When it comes to kicking off culture change I look for opportunities rather than the ‘perfect’ starting point. I don’t look at them as low hanging fruit (most change guidance would tell you to go for these and get some ‘quick runs on the board’). I look for a) the activity that shows the largest number of people that something is changing and b) an opportunity that opens the door for other aspects of culture we want to change. I take this approach because changing culture is about moving people towards a tipping point of belief. The tipping point is where enough people believe in your culture to start engaging and participating in it. To build towards the tipping point most people need to see something solid, practical and real. Just telling them your new values or vision is not enough. People need to see it in action
Take ‘Empowerment’. It’s a great company value that is cropping up more and more in organisations. The thing is, you don’t start the creation of an empowering culture by just empowering everybody overnight. It’s highly likely that the reason that you’ve decided to change the culture to one that is empowered is because they currently aren’t. And if they aren’t then you’ve taken years training them not to be by your actions. So just saying ‘you are now empowered!’ won’t work as they don’t know how to be. It’s a gradual process. And being empowered is a hard thing to see, touch and feel on its own. So you need activities that build empowerment.
The question is always ‘where do you start?’
This is why I often look for other aspects of change that may help to show what empowerment, in this case, looks like. Are you also working on innovation as a value or improving your safety culture? Are you implementing a KPI culture or a ‘culture of accountability’? Are you going through process improvement? All of these may provide opportunities to empower people in ways that they can begin to recognise. I like to ask ‘What activities could you put in place around, safety or innovation or process improvement etc that would involve empowerment in a nice, safe, non threatening way?’

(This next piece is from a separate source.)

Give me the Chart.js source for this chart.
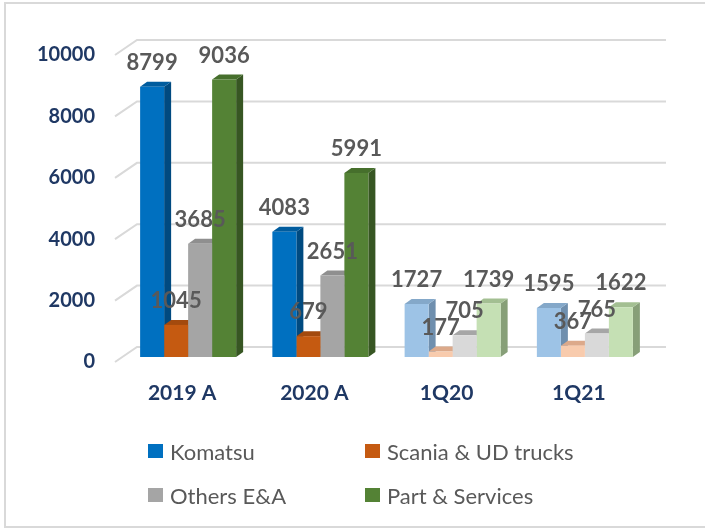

So as an example let’s choose safety. If you decide to get more people involved in safety by increasing participation in safety audits then you are implementing a real and physical activity that will result in a change in safety culture. If as a result of that initiative someone does a review of safety in their own work-space, they may say ‘if we changed that thing it would be safer to do my job”. You could could happily tick the safety audit box and be happy. But could you do more with it. Could you get two for the price of one?
You could do what many organisations do and say ‘fill in the audit form and send to the safety team and they will look at it’ (often meaning as much as saying ‘thanks, and just put that idea straight in the trash’) or you could say ‘that’s great, why don’t you do that then, here is the money to go buy that thing’. The more you do that the more people will understand empowerment and the more likely the empowerment culture is to grow in reality. So you’ve used one activity to create opportunities for another activity. And if the idea they come up with is ‘innovative’ then you are building that initiative too.
So look for each initiative to leverage another initiative and get two (or maybe three) for the price of one.